Raw data:
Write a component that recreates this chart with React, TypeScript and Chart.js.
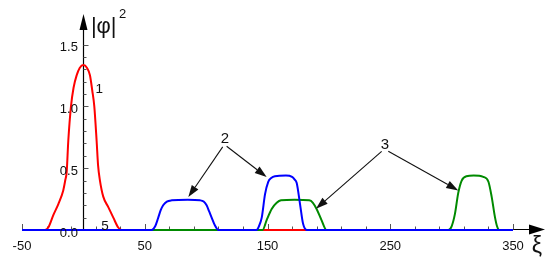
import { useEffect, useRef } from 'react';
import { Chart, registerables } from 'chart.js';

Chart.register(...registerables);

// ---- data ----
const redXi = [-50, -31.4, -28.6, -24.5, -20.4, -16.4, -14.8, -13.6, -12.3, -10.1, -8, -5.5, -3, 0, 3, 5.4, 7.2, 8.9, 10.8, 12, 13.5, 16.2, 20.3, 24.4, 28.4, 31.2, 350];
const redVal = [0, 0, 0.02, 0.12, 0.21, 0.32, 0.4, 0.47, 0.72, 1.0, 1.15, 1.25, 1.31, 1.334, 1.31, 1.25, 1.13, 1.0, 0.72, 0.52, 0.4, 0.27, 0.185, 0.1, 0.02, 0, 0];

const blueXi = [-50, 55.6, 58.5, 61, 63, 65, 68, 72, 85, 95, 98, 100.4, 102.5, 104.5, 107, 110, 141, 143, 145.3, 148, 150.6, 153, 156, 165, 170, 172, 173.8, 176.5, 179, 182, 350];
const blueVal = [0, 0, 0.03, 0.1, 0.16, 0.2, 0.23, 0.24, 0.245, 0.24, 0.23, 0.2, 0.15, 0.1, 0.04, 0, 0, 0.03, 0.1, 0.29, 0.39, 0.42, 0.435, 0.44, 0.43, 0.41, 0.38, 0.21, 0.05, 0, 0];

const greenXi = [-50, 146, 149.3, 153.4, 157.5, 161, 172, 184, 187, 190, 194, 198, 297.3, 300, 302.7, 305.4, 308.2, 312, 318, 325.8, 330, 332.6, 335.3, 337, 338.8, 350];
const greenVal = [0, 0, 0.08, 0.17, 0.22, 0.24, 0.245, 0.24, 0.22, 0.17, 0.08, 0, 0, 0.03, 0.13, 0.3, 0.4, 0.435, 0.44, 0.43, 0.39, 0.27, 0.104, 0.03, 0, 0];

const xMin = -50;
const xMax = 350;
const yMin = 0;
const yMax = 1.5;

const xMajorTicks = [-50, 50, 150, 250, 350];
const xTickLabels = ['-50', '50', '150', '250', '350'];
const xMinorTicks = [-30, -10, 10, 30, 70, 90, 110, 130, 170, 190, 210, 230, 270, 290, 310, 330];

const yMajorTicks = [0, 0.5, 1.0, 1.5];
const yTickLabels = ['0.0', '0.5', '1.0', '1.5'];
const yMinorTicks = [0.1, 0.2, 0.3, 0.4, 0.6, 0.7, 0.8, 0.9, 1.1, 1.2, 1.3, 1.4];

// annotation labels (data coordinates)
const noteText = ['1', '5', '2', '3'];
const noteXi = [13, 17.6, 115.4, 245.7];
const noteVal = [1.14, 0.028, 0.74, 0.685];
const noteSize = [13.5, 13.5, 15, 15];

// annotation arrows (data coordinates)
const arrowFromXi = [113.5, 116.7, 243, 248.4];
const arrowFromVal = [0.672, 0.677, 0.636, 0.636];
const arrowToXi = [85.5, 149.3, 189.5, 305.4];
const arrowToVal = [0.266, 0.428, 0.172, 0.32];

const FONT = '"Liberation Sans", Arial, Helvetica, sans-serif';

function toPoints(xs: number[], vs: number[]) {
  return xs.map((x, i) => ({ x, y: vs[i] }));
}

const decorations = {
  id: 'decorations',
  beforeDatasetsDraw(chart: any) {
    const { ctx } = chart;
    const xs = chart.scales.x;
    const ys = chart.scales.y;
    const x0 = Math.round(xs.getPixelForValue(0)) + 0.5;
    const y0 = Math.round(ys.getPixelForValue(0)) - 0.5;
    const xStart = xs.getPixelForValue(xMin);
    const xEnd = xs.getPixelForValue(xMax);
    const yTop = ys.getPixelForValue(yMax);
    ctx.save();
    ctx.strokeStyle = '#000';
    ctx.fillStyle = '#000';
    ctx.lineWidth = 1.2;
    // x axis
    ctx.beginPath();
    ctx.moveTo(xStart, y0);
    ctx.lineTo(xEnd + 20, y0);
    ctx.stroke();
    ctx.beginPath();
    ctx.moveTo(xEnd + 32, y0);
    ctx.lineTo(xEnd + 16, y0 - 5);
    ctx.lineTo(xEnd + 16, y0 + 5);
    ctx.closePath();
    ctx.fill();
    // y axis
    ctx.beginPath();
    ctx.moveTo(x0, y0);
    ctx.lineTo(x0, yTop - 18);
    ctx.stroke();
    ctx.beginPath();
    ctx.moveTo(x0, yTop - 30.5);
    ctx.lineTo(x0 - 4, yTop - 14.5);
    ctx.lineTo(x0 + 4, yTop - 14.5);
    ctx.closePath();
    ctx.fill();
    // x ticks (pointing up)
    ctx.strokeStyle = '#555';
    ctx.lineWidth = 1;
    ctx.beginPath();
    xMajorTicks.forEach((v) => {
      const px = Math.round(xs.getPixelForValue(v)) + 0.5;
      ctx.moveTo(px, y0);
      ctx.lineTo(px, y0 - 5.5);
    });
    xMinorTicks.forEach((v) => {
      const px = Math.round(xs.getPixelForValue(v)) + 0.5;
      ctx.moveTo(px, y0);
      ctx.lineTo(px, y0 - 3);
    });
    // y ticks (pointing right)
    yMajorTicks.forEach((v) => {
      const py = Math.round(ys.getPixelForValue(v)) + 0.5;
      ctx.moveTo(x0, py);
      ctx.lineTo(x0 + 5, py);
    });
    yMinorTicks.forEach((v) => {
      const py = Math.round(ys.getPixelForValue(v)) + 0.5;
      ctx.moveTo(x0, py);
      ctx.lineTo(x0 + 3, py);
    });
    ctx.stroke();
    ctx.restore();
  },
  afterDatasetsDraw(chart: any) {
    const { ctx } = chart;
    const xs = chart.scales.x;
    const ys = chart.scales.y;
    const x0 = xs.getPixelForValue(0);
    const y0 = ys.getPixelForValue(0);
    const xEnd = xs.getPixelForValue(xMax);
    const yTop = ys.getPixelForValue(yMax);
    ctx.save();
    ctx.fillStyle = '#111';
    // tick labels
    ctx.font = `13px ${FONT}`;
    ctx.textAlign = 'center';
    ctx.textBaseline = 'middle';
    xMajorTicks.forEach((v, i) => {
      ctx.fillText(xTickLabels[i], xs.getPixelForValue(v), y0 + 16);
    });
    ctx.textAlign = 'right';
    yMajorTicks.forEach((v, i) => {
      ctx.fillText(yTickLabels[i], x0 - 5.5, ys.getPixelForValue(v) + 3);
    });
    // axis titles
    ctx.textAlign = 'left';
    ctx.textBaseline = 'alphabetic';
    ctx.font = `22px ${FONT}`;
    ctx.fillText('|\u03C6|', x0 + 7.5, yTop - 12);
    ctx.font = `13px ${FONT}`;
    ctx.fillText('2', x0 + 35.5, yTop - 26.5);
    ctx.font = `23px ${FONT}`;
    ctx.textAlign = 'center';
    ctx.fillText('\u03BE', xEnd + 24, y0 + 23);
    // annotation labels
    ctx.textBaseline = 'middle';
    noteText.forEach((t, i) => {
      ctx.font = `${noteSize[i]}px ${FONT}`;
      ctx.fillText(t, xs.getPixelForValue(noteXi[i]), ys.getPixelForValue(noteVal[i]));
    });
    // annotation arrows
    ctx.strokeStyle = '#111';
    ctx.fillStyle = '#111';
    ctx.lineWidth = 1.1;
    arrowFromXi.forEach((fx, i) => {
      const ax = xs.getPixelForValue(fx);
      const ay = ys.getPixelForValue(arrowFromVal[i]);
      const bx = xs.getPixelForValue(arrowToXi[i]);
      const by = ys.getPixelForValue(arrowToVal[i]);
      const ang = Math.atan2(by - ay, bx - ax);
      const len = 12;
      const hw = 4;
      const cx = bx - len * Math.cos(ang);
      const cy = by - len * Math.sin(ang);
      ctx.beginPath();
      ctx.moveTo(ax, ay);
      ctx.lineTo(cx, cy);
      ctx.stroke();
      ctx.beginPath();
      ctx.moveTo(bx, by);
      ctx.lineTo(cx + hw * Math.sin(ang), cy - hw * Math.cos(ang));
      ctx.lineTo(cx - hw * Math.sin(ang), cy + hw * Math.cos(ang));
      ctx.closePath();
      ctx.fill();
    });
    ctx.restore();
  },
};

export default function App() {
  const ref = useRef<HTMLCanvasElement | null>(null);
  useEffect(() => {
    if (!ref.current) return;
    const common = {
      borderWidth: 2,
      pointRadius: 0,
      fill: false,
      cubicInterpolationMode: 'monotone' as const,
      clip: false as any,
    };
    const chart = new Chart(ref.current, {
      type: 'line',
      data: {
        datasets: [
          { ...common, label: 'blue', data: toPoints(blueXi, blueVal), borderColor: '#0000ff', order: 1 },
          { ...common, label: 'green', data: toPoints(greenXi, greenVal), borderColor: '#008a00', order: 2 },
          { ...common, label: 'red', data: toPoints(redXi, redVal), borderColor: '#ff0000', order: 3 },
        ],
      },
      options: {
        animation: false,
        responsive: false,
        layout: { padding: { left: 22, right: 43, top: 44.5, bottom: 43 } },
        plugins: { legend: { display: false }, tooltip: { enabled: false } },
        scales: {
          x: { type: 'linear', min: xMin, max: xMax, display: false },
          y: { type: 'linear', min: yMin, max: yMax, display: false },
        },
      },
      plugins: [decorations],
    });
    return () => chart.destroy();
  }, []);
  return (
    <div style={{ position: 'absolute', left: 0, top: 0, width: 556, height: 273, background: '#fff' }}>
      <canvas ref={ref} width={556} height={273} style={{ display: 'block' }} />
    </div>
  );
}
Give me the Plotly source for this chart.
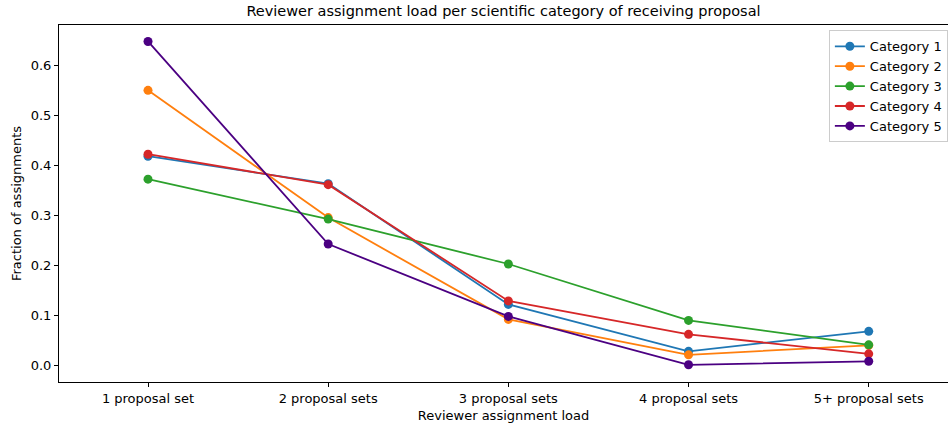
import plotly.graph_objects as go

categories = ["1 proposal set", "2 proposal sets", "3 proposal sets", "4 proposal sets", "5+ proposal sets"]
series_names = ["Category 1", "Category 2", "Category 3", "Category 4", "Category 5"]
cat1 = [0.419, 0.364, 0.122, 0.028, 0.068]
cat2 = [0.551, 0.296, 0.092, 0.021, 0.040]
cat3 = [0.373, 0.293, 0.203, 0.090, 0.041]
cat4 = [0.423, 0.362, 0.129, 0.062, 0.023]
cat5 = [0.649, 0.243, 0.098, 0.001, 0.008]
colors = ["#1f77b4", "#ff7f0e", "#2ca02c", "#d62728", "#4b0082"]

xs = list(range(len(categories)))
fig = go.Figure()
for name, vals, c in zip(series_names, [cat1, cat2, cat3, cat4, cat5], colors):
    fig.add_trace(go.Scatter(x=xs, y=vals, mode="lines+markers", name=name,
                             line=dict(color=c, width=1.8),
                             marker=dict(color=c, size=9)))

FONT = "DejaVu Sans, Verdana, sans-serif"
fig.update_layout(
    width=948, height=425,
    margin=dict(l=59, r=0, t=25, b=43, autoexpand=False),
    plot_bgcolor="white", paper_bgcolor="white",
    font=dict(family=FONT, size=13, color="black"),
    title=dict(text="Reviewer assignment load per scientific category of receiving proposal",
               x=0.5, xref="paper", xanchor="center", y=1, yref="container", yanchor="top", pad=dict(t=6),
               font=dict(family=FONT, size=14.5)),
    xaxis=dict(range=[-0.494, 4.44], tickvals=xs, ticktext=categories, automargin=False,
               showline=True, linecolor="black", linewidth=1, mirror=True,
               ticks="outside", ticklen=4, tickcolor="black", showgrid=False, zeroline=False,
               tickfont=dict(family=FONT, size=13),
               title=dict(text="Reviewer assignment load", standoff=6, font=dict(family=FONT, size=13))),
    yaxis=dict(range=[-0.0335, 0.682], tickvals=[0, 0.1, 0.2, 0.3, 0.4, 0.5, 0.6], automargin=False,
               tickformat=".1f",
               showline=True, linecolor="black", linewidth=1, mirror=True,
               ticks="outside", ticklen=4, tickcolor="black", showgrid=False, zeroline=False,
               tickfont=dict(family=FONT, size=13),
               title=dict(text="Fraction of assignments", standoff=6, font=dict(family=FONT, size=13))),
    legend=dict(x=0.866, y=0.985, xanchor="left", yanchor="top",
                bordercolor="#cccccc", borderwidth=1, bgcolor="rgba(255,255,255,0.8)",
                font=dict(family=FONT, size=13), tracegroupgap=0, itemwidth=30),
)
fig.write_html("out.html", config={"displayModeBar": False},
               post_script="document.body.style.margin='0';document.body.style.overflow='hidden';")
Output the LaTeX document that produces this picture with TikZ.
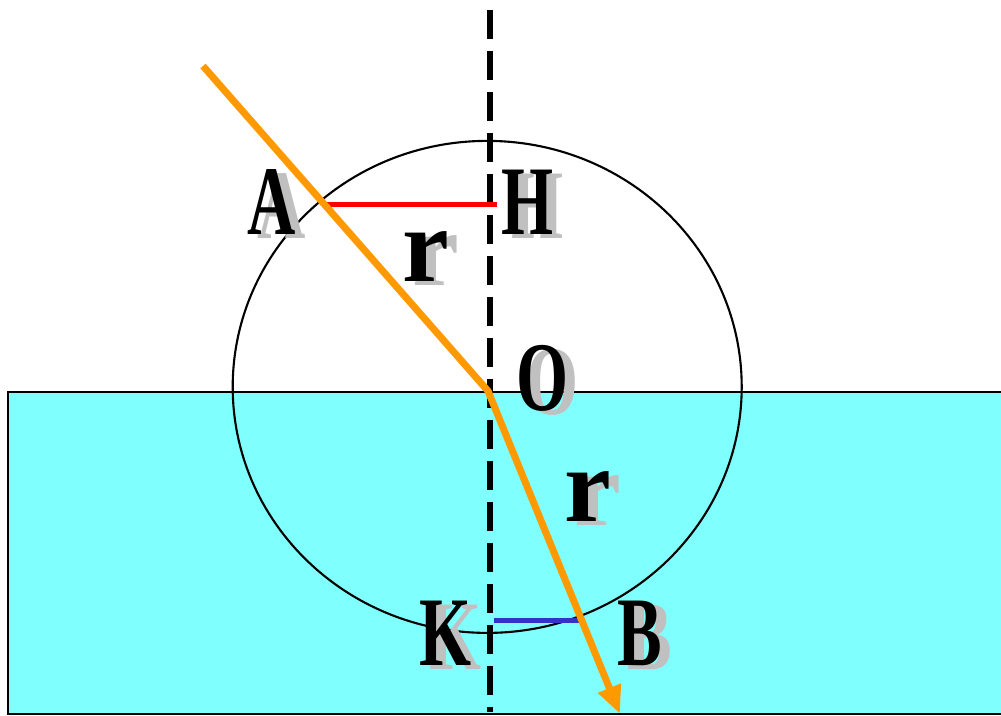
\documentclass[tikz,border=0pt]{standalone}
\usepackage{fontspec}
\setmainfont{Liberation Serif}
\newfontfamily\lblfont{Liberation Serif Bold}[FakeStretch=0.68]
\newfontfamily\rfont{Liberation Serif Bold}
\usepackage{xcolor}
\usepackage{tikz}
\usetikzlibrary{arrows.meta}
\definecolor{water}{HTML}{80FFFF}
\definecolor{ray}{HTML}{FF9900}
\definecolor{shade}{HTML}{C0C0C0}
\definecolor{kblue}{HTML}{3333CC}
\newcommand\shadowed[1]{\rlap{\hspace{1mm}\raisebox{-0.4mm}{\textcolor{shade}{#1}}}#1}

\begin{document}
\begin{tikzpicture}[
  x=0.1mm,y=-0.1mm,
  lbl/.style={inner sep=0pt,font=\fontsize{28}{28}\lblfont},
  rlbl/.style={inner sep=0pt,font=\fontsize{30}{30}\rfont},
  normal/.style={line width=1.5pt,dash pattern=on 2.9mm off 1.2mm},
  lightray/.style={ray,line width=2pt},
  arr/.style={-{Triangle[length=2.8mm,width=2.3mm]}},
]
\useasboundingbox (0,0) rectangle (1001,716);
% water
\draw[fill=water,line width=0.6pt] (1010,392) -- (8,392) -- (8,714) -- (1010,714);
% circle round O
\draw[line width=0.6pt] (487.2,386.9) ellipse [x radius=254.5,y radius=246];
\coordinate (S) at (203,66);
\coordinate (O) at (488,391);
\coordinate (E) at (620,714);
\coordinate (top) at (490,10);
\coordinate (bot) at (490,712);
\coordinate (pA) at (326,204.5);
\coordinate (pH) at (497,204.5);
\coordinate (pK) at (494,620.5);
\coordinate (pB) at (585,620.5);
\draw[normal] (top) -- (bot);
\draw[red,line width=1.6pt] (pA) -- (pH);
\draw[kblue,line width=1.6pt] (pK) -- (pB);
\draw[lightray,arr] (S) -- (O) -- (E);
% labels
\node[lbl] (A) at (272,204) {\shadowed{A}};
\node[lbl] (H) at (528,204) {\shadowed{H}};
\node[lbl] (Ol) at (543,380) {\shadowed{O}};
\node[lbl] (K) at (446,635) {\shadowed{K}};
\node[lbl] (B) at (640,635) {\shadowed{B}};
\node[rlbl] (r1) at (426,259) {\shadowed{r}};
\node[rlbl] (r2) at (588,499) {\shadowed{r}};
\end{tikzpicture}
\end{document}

What is being asked: Only the lines from the start of the records to the line with "Chart.register(...registerables);" belong in the copy. Print them exactly, minus pictures.

Output of the task:
Write a component that recreates this chart with React, TypeScript and Chart.js.
import { useEffect, useRef } from 'react';
import { Chart, registerables } from 'chart.js';

Chart.register(...registerables);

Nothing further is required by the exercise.